- Anthem: Dap Prampi Mesa Chokchey
- The parallel government controlled parts of the Pailin Province, which in 1996 became a semi-autonomous of the Kingdom of Cambodia
- The parallel government also controlled areas of Preah Vihear Province and Oddar Meancheay Province
- Status: Parallel government of the Khmer Rouge
- Capital and largest municipality: Pailin
- Common languages: Khmer
- Government: Provisional government
- • 1994–1997: Pol Pot
- • 1997–1998: Ta Mok
- • 1994–1998: Khieu Samphan
- • 1994–1997: Son Sen
- • Established: 11 July 1994
- • Dissolved: 22 June 1998
- Currency: Riel
| Preceded by | Succeeded by |
| / Kingdom of Cambodia | Kingdom of Cambodia / |
- Today part of: Cambodia

= Khmer Rouge unrecognized government =

Former, unrecognized rump state of the Khmer Rouge

The Provisional Government of National Union and National Salvation of Cambodia (PGNUNSC) was an internationally unrecognised and ostensibly provisional government set up by the Khmer Rouge on July 11, 1994, in opposition to the established Kingdom of Cambodia.

==History==

PGNUNSC's Prime Minister was Khieu Samphan (who was also head of the armed forces) and its Deputy Prime Minister (in charge also of foreign affairs) was Son Sen. It was staffed by members of the Cambodian National Unity Party. Areas it controlled included Pailin (the capital of the provisional government) and Preah Vihear (where it was based.) The Khmer Rouge radio station was also known as the "Radio of the Provisional Government of National Union and National Salvation of Cambodia." Other ministers included Chan Youran, Mak Ben, In Sopheap, Kor Bun Heng, Pich Cheang and Chuon Choeun.
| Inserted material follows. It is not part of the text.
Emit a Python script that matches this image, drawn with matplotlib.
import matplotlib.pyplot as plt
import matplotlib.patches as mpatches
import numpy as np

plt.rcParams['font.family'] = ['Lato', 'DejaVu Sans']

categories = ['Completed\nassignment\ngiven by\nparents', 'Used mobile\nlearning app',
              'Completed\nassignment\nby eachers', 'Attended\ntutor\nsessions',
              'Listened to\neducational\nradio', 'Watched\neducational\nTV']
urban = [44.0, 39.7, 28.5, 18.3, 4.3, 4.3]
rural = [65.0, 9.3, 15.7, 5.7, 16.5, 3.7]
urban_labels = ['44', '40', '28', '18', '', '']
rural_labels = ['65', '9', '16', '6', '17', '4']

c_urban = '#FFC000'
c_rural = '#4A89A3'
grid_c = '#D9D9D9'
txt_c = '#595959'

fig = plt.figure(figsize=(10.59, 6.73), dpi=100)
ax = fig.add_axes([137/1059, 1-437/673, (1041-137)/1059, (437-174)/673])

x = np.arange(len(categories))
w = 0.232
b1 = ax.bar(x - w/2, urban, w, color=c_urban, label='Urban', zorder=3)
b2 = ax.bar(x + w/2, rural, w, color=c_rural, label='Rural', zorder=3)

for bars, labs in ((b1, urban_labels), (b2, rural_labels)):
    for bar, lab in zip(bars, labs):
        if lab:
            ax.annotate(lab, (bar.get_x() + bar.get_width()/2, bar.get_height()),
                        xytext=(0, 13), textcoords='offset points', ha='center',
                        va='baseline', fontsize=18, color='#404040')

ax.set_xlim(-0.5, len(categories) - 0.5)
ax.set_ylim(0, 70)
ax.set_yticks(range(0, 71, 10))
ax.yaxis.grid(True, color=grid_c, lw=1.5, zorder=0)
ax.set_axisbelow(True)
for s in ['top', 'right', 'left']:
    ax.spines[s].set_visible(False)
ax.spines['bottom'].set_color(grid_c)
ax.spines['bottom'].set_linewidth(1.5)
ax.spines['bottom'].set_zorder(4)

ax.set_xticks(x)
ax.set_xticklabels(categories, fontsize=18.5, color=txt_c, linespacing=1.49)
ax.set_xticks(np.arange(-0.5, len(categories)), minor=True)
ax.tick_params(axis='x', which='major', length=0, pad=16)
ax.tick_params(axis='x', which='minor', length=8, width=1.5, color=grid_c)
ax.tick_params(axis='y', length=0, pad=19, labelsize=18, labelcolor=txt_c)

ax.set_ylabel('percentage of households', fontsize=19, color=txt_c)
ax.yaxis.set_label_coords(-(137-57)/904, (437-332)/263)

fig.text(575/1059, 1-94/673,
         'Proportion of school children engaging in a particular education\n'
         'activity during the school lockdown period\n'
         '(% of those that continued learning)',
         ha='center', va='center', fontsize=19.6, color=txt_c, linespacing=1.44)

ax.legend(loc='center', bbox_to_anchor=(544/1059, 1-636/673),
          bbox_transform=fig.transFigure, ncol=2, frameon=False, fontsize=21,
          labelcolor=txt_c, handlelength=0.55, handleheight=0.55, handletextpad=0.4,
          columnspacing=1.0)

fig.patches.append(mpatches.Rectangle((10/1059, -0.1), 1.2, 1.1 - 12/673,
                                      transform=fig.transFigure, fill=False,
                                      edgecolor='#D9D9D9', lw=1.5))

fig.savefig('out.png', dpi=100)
In August 1996 senior Khmer Rouge official Ieng Sary defected from the Khmer Rouge regime with two armed divisions and the formation of his own party, the Democratic National Union Movement, which in turn encouraged more defections from the regime as Pol Pot ordered the assassinations of Son Sen (successful) and Ta Mok (failed) In mid-June 1997 Khieu Samphan (who had by now founded the Khmer National Solidarity Party) denounced Pol Pot and began discussing demobilization and a return to civilian life.

With Pol Pot's death in April 1998 and widespread sentiment within the Khmer Rouge for an end to an almost 20-year conflict. After Pol Pot's death Khmer Rouge members defected and are offering land in areas under their control to returnees and displaced persons - so-called reconciliation zones - in exchange for development aid and funding to clear mines. Khieu Samphan and Ta Mok dissolved the provisional government on June 22, 1998, basically ending the Khmer Rouge regime.